__Description of the task__
Output all the data exactly. Pictures do not belong in the copy.

__Exercise input__
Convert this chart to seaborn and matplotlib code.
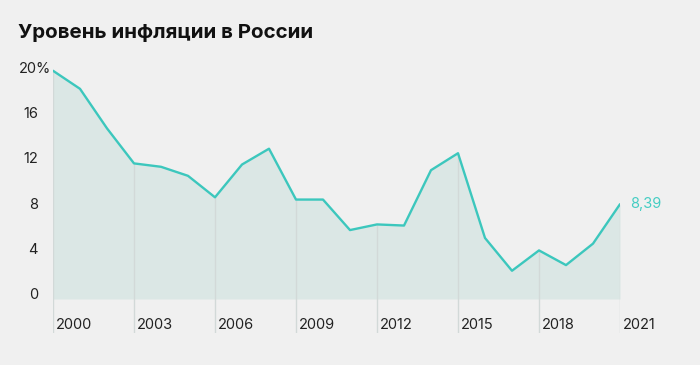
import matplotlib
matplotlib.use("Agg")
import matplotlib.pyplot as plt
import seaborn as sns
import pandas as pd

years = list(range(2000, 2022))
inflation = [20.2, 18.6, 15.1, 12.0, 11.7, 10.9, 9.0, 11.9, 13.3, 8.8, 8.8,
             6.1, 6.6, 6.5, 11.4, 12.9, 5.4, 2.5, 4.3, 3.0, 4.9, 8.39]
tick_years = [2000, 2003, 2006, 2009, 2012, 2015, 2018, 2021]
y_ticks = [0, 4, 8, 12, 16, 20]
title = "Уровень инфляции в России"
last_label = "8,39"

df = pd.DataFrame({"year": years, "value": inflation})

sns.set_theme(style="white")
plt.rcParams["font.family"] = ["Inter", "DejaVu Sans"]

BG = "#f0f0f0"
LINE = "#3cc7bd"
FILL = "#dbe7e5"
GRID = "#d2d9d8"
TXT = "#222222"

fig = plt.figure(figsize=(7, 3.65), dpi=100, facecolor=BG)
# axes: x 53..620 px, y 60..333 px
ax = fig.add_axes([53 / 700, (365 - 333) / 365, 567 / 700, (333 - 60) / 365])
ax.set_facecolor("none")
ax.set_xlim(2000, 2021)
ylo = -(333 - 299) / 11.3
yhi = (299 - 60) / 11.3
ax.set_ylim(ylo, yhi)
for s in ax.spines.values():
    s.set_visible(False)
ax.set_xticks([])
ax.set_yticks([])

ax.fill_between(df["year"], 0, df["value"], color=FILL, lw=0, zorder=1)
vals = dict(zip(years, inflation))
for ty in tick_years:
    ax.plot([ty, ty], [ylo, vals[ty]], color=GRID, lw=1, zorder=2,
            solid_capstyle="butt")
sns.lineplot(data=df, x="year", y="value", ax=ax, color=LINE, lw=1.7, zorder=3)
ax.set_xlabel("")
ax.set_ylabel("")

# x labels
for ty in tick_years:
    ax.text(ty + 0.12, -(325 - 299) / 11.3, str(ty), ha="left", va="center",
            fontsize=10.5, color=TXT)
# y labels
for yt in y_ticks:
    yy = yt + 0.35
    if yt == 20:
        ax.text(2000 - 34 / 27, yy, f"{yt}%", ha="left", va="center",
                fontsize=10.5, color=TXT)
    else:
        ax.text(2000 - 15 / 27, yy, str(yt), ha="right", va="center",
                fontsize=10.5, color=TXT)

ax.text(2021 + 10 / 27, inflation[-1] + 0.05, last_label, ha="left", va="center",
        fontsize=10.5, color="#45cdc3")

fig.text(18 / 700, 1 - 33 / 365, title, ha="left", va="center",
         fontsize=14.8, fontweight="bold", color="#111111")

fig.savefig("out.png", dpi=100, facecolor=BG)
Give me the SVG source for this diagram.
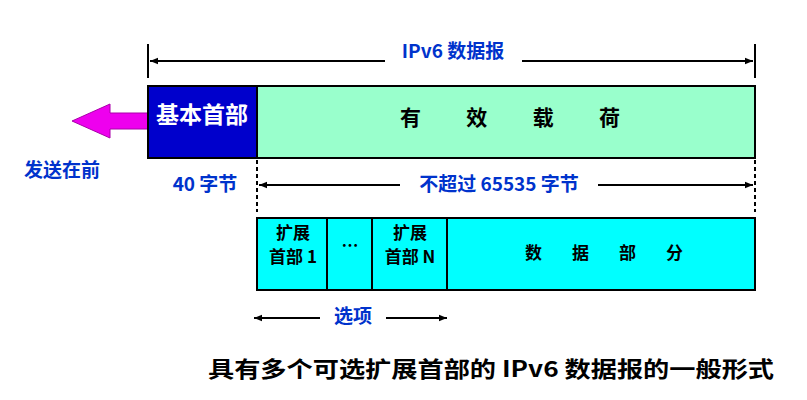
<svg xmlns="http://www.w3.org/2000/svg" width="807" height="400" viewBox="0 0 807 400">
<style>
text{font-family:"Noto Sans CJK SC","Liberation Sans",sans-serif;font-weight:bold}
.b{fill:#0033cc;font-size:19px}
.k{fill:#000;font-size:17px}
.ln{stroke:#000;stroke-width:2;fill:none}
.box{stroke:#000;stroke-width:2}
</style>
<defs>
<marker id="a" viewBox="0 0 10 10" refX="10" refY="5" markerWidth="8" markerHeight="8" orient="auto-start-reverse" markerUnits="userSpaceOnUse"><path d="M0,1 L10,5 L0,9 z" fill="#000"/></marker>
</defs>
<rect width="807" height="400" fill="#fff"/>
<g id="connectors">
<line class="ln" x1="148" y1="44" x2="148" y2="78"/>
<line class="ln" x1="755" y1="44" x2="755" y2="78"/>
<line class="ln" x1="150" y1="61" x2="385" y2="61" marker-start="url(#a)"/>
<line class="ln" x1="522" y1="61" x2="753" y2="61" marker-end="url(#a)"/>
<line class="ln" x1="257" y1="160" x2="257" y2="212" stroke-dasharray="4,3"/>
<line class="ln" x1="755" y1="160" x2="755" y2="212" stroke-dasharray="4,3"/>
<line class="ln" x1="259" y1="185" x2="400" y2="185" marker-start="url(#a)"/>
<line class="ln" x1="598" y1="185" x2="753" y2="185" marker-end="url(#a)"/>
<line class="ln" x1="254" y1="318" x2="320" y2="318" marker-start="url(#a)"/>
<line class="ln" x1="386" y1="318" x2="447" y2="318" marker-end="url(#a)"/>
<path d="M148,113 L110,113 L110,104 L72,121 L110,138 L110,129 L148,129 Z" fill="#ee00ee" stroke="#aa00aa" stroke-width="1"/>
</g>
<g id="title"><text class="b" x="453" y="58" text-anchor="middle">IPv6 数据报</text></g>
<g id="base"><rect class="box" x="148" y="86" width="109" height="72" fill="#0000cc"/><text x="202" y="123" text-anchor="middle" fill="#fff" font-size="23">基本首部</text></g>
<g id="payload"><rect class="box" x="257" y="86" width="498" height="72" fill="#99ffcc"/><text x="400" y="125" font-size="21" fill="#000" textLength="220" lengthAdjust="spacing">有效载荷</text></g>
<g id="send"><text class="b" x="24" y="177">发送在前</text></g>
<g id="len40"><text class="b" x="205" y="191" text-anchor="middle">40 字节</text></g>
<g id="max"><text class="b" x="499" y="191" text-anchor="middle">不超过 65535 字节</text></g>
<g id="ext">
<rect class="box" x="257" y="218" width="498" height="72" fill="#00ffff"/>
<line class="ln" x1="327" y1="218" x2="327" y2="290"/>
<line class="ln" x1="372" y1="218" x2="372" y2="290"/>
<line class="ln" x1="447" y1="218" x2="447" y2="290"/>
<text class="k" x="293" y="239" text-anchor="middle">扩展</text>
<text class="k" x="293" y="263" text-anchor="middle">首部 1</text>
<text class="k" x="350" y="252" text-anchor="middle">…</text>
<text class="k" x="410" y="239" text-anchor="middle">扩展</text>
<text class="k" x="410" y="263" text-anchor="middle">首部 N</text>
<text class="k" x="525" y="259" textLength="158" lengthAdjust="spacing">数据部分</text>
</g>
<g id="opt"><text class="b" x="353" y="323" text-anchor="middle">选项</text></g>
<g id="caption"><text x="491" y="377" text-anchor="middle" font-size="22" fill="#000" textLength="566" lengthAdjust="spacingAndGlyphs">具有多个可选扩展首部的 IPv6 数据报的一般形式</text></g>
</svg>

__Answer to the problem__
Convert this chart to seaborn and matplotlib code.
import matplotlib
matplotlib.use("Agg")
import matplotlib.pyplot as plt
import seaborn as sns
import pandas as pd

years = list(range(2000, 2022))
inflation = [20.2, 18.6, 15.1, 12.0, 11.7, 10.9, 9.0, 11.9, 13.3, 8.8, 8.8,
             6.1, 6.6, 6.5, 11.4, 12.9, 5.4, 2.5, 4.3, 3.0, 4.9, 8.39]
tick_years = [2000, 2003, 2006, 2009, 2012, 2015, 2018, 2021]
y_ticks = [0, 4, 8, 12, 16, 20]
title = "Уровень инфляции в России"
last_label = "8,39"

df = pd.DataFrame({"year": years, "value": inflation})

sns.set_theme(style="white")
plt.rcParams["font.family"] = ["Inter", "DejaVu Sans"]

BG = "#f0f0f0"
LINE = "#3cc7bd"
FILL = "#dbe7e5"
GRID = "#d2d9d8"
TXT = "#222222"

fig = plt.figure(figsize=(7, 3.65), dpi=100, facecolor=BG)
# axes: x 53..620 px, y 60..333 px
ax = fig.add_axes([53 / 700, (365 - 333) / 365, 567 / 700, (333 - 60) / 365])
ax.set_facecolor("none")
ax.set_xlim(2000, 2021)
ylo = -(333 - 299) / 11.3
yhi = (299 - 60) / 11.3
ax.set_ylim(ylo, yhi)
for s in ax.spines.values():
    s.set_visible(False)
ax.set_xticks([])
ax.set_yticks([])

ax.fill_between(df["year"], 0, df["value"], color=FILL, lw=0, zorder=1)
vals = dict(zip(years, inflation))
for ty in tick_years:
    ax.plot([ty, ty], [ylo, vals[ty]], color=GRID, lw=1, zorder=2,
            solid_capstyle="butt")
sns.lineplot(data=df, x="year", y="value", ax=ax, color=LINE, lw=1.7, zorder=3)
ax.set_xlabel("")
ax.set_ylabel("")

# x labels
for ty in tick_years:
    ax.text(ty + 0.12, -(325 - 299) / 11.3, str(ty), ha="left", va="center",
            fontsize=10.5, color=TXT)
# y labels
for yt in y_ticks:
    yy = yt + 0.35
    if yt == 20:
        ax.text(2000 - 34 / 27, yy, f"{yt}%", ha="left", va="center",
                fontsize=10.5, color=TXT)
    else:
        ax.text(2000 - 15 / 27, yy, str(yt), ha="right", va="center",
                fontsize=10.5, color=TXT)

ax.text(2021 + 10 / 27, inflation[-1] + 0.05, last_label, ha="left", va="center",
        fontsize=10.5, color="#45cdc3")

fig.text(18 / 700, 1 - 33 / 365, title, ha="left", va="center",
         fontsize=14.8, fontweight="bold", color="#111111")

fig.savefig("out.png", dpi=100, facecolor=BG)
Give me the SVG source for this diagram.
<svg xmlns="http://www.w3.org/2000/svg" width="807" height="400" viewBox="0 0 807 400">
<style>
text{font-family:"Noto Sans CJK SC","Liberation Sans",sans-serif;font-weight:bold}
.b{fill:#0033cc;font-size:19px}
.k{fill:#000;font-size:17px}
.ln{stroke:#000;stroke-width:2;fill:none}
.box{stroke:#000;stroke-width:2}
</style>
<defs>
<marker id="a" viewBox="0 0 10 10" refX="10" refY="5" markerWidth="8" markerHeight="8" orient="auto-start-reverse" markerUnits="userSpaceOnUse"><path d="M0,1 L10,5 L0,9 z" fill="#000"/></marker>
</defs>
<rect width="807" height="400" fill="#fff"/>
<g id="connectors">
<line class="ln" x1="148" y1="44" x2="148" y2="78"/>
<line class="ln" x1="755" y1="44" x2="755" y2="78"/>
<line class="ln" x1="150" y1="61" x2="385" y2="61" marker-start="url(#a)"/>
<line class="ln" x1="522" y1="61" x2="753" y2="61" marker-end="url(#a)"/>
<line class="ln" x1="257" y1="160" x2="257" y2="212" stroke-dasharray="4,3"/>
<line class="ln" x1="755" y1="160" x2="755" y2="212" stroke-dasharray="4,3"/>
<line class="ln" x1="259" y1="185" x2="400" y2="185" marker-start="url(#a)"/>
<line class="ln" x1="598" y1="185" x2="753" y2="185" marker-end="url(#a)"/>
<line class="ln" x1="254" y1="318" x2="320" y2="318" marker-start="url(#a)"/>
<line class="ln" x1="386" y1="318" x2="447" y2="318" marker-end="url(#a)"/>
<path d="M148,113 L110,113 L110,104 L72,121 L110,138 L110,129 L148,129 Z" fill="#ee00ee" stroke="#aa00aa" stroke-width="1"/>
</g>
<g id="title"><text class="b" x="453" y="58" text-anchor="middle">IPv6 数据报</text></g>
<g id="base"><rect class="box" x="148" y="86" width="109" height="72" fill="#0000cc"/><text x="202" y="123" text-anchor="middle" fill="#fff" font-size="23">基本首部</text></g>
<g id="payload"><rect class="box" x="257" y="86" width="498" height="72" fill="#99ffcc"/><text x="400" y="125" font-size="21" fill="#000" textLength="220" lengthAdjust="spacing">有效载荷</text></g>
<g id="send"><text class="b" x="24" y="177">发送在前</text></g>
<g id="len40"><text class="b" x="205" y="191" text-anchor="middle">40 字节</text></g>
<g id="max"><text class="b" x="499" y="191" text-anchor="middle">不超过 65535 字节</text></g>
<g id="ext">
<rect class="box" x="257" y="218" width="498" height="72" fill="#00ffff"/>
<line class="ln" x1="327" y1="218" x2="327" y2="290"/>
<line class="ln" x1="372" y1="218" x2="372" y2="290"/>
<line class="ln" x1="447" y1="218" x2="447" y2="290"/>
<text class="k" x="293" y="239" text-anchor="middle">扩展</text>
<text class="k" x="293" y="263" text-anchor="middle">首部 1</text>
<text class="k" x="350" y="252" text-anchor="middle">…</text>
<text class="k" x="410" y="239" text-anchor="middle">扩展</text>
<text class="k" x="410" y="263" text-anchor="middle">首部 N</text>
<text class="k" x="525" y="259" textLength="158" lengthAdjust="spacing">数据部分</text>
</g>
<g id="opt"><text class="b" x="353" y="323" text-anchor="middle">选项</text></g>
<g id="caption"><text x="491" y="377" text-anchor="middle" font-size="22" fill="#000" textLength="566" lengthAdjust="spacingAndGlyphs">具有多个可选扩展首部的 IPv6 数据报的一般形式</text></g>
</svg>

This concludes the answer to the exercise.